Creating Environment Instead of Teaching

Children are curious. They want to figure things out by themselves. They want to understand the world they live in. This is a very basic human nature or rather human brain's nature. To get a strong evidence of this fact, we just have to watch babies and pay serious attention to what they do. Their brain is continuously picking up information, matching patterns, sorting and storing it for later use. This is how they learn, without any conscious effort on our part, such complicated skills like walking and talking. Can anyone ever think of "teaching" kids these skills? How absurd does it sound!! Yes, why bother at all when kids can pick up these skills all by themselves.

But when it comes to skills like reading, writing, arithmetic, we don't show the same confidence and trust in children. We are anxious to start TEACHING. We have this very strong notion in our head that if we don't TEACH them (reading, writing, maths, etc.), they won't ever learn. What's worse, we think that they should learn in exactly the same way we are telling them, otherwise they can never learn. We do not give them enough space to learn by themselves or in their own way.
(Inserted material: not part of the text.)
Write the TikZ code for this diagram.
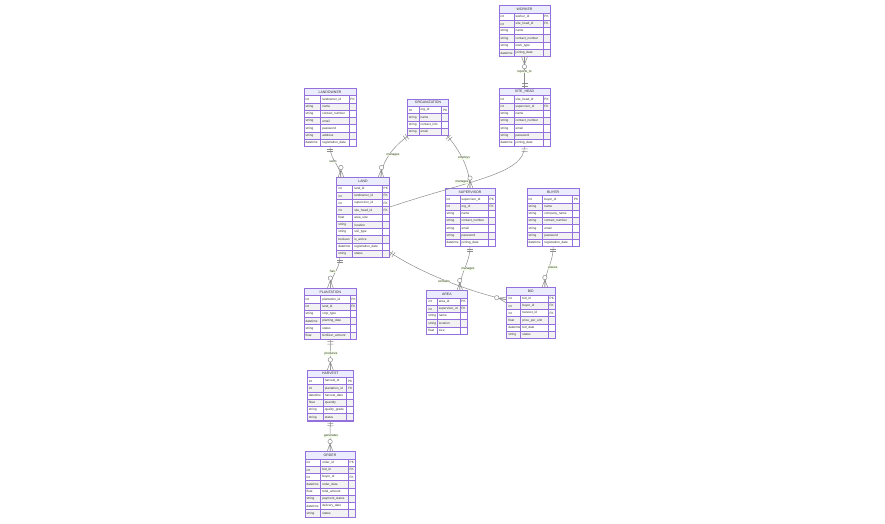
\documentclass[tikz,border=0pt]{standalone}
\usepackage{fontspec}
\setmainfont{Liberation Sans}
\usetikzlibrary{calc,decorations.markings}
\definecolor{entborder}{HTML}{9370DB}
\definecolor{enthead}{HTML}{ECECFF}
\definecolor{rowodd}{HTML}{FFFFFF}
\definecolor{roweven}{HTML}{F2F2F2}
\definecolor{relc}{HTML}{8C8C8C}
\definecolor{txtc}{HTML}{333333}
\definecolor{lblfill}{HTML}{F4FFE6}
\newcommand{\cellfont}{\fontsize{3.15}{4}\selectfont}
\newcommand{\hdrfont}{\fontsize{3.5}{4}\selectfont}
\tikzset{
  entframe/.style={inner sep=0pt, outer sep=0pt},
  entline/.style={draw=entborder, line width=0.7pt},
  enthdr/.style={draw=entborder, line width=0.5pt, fill=enthead, inner sep=0pt, outer sep=0pt,
     minimum height=7.25pt, font=\hdrfont, text=txtc},
  cellline/.style={draw=entborder, line width=0.5pt},
  celltxt/.style={font=\cellfont, text=txtc, inner sep=0pt, anchor=west},
  lbl/.style={font=\cellfont, text=txtc, fill=lblfill, fill opacity=0.8, text opacity=1, inner sep=0.6pt},
  rel/.style={draw=relc, line width=0.5pt, postaction={decorate, decoration={markings,
     mark=at position 0 with {\draw[relc, line width=0.5pt] (2.5pt,-3pt)--(2.5pt,3pt) (5pt,-3pt)--(5pt,3pt);},
     mark=at position 0.99999 with {\draw[relc, line width=0.5pt] (0pt,-3pt)--(-8pt,0pt)--(0pt,3pt) (0pt,0pt)--(-8pt,0pt);
        \draw[relc, line width=0.5pt, fill=white] (-10.2pt,0pt) circle (2.2pt);}}}}
}
% #1 id, #2 x, #3 y, #4 w1, #5 w2, #6 w3, #7 title, #8 rows count, #9 rows
\newcommand{\erent}[9]{%
  \pgfmathsetmacro{\ew}{#4+#5+#6}%
  \pgfmathsetmacro{\eh}{(#8+1)*7.25}%
  \node[entframe, minimum width=\ew pt, minimum height=\eh pt, anchor=north west] (#1) at (#2,#3) {};
  \node[enthdr, minimum width=\ew pt, anchor=north west] (#1-h) at (#2,#3) {#7};
  \foreach [count=\i] \ta/\na/\ka in {#9} {%
    \pgfmathsetmacro{\yy}{#3+\i*7.25}%
    \pgfmathtruncatemacro{\odd}{mod(\i,2)}%
    \ifnum\odd=1 \def\rf{rowodd}\else\def\rf{roweven}\fi
    \draw[cellline, fill=\rf] (#2,\yy) rectangle ++(#4,7.25);
    \draw[cellline, fill=\rf] ({#2+#4},\yy) rectangle ++(#5,7.25);
    \draw[cellline, fill=\rf] ({#2+#4+#5},\yy) rectangle ++(#6,7.25);
    \node[celltxt] (#1-a\i) at ({#2+1.4},{\yy+3.7}) {\ta};
    \node[celltxt] (#1-b\i) at ({#2+#4+1.4},{\yy+3.7}) {\na};
    \node[celltxt] (#1-c\i) at ({#2+#4+#5+1.2},{\yy+3.7}) {\ka};
  }
  \draw[entline] (#1.north west) rectangle (#1.south east);
}
\begin{document}
\begin{tikzpicture}[x=1pt,y=-1pt]
\useasboundingbox[fill=white] (0,0) rectangle (885,523);

\erent{worker}{499}{5.7}{15}{29}{7}{WORKER}{6}{int/worker\_id/PK, int/site\_head\_id/FK, string/name/{}, string/contact\_number/{}, string/work\_type/{}, datetime/joining\_date/{}}
\erent{sitehead}{499}{88.3}{15}{29}{7}{SITE\_HEAD}{7}{int/site\_head\_id/PK, int/supervisor\_id/FK, string/name/{}, string/contact\_number/{}, string/email/{}, string/password/{}, datetime/joining\_date/{}}
\erent{landowner}{304}{88.3}{16.7}{28.3}{7}{LANDOWNER}{7}{int/landowner\_id/PK, string/name/{}, string/contact\_number/{}, string/email/{}, string/password/{}, string/address/{}, datetime/registration\_date/{}}
\erent{org}{407.3}{99}{11.7}{22.7}{7}{ORGANIZATION}{4}{int/org\_id/PK, string/name/{}, string/contact\_info/{}, string/email/{}}
\erent{land}{336.7}{177.7}{16}{29.6}{7}{LAND}{10}{int/land\_id/PK, int/landowner\_id/FK, int/supervisor\_id/FK, int/site\_head\_id/FK, float/area\_size/{}, string/location/{}, string/soil\_type/{}, boolean/is\_active/{}, datetime/registration\_date/{}, string/status/{}}
\erent{supervisor}{445}{188.3}{15}{28.3}{6.7}{SUPERVISOR}{7}{int/supervisor\_id/PK, int/org\_id/FK, string/name/{}, string/contact\_number/{}, string/email/{}, string/password/{}, datetime/joining\_date/{}}
\erent{buyer}{527}{188.3}{15.7}{30}{6.6}{BUYER}{7}{int/buyer\_id/PK, string/name/{}, string/company\_name/{}, string/contact\_number/{}, string/email/{}, string/password/{}, datetime/registration\_date/{}}
\erent{plantation}{304}{288.3}{16.7}{29.3}{6.7}{PLANTATION}{6}{int/plantation\_id/PK, int/land\_id/FK, string/crop\_type/{}, datetime/planting\_date/{}, string/status/{}, float/fertilizer\_amount/{}}
\erent{area}{426.7}{290.7}{10.6}{22.7}{7}{AREA}{5}{int/area\_id/PK, int/supervisor\_id/FK, string/name/{}, string/location/{}, float/size/{}}
\erent{bid}{506.7}{287.7}{14}{27.6}{6.7}{BID}{6}{int/bid\_id/PK, int/buyer\_id/FK, int/harvest\_id/FK, float/price\_per\_unit/{}, datetime/bid\_date/{}, string/status/{}}
\erent{harvest}{307.3}{370}{16}{23.4}{6.6}{HARVEST}{6}{int/harvest\_id/PK, int/plantation\_id/FK, datetime/harvest\_date/{}, float/quantity/{}, string/quality\_grade/{}, string/status/{}}
\erent{order}{305}{451.7}{15.7}{27.6}{6.7}{ORDER}{8}{int/order\_id/PK, int/bid\_id/FK, int/buyer\_id/FK, datetime/order\_date/{}, float/total\_amount/{}, string/payment\_status/{}, datetime/delivery\_date/{}, string/status/{}}

% relationships (one side -> many side)
\draw[rel] (sitehead.north) -- (worker.south);
\draw[rel] (landowner.south) .. controls +(0,14) and +(0,-12) .. ($(land.north west)!0.08!(land.north east)$);
\draw[rel] ($(org.south west)!0.04!(org.south east)$) .. controls +(-14,10) and +(1,-18) .. ($(land.north west)!0.84!(land.north east)$);
\draw[rel] ($(org.south west)!0.95!(org.south east)$) .. controls +(9,10) and +(0,-23) .. (supervisor.north);
\draw[rel] (sitehead.south) .. controls +(0,28) and +(80,-27) .. ($(land.north east)!0.37!(land.south east)$);
\draw[rel] (supervisor.south) .. controls +(0,18) and +(0,-19) .. ($(area.north west)!0.82!(area.north east)$);
\draw[rel] ($(land.north east)!0.93!(land.south east)$) .. controls +(31,21) and +(-37,-8) .. ($(bid.north west)!0.24!(bid.south west)$);
\draw[rel] (buyer.south) .. controls +(0,18) and +(0,-18) .. ($(bid.north west)!0.79!(bid.north east)$);
\draw[rel] ($(land.south west)!0.06!(land.south east)$) .. controls +(0,12) and +(0,-13) .. (plantation.north);
\draw[rel] (plantation.south) -- (harvest.north);
\draw[rel] (harvest.south) -- (order.north);

% labels
\node[lbl] (l1) at (524.5,71.5) {reports\_to};
\node[lbl] (l2) at (333,162) {owns};
\node[lbl] (l3) at (393,154.5) {manages};
\node[lbl] (l4) at (464,158) {employs};
\node[lbl] (l5) at (462,182) {manages};
\node[lbl] (l6) at (468,269) {manages};
\node[lbl] (l7) at (444,281.5) {contains};
\node[lbl] (l8) at (553,267.5) {places};
\node[lbl] (l9) at (332.5,271) {has};
\node[lbl] (l10) at (331,353.5) {produces};
\node[lbl] (l11) at (331,436) {generates};
\end{tikzpicture}
\end{document}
This deep rooted mistrust in a child's innate ability to learn is probably the biggest crime we are doing against them.

As soon as they reach the age of 2 or 3 years, we make them sit at one place, for hours sometimes, give them some bits and pieces of meaningless information and ask them to learn it by heart. We make it worse by testing them continually and rewarding when they perform good and punishing when they don't. No wonder kids resist this kind of imposed teaching. And the more they resist, the more we become anxious and more we tighten the reins. This way the learning soon becomes a burden.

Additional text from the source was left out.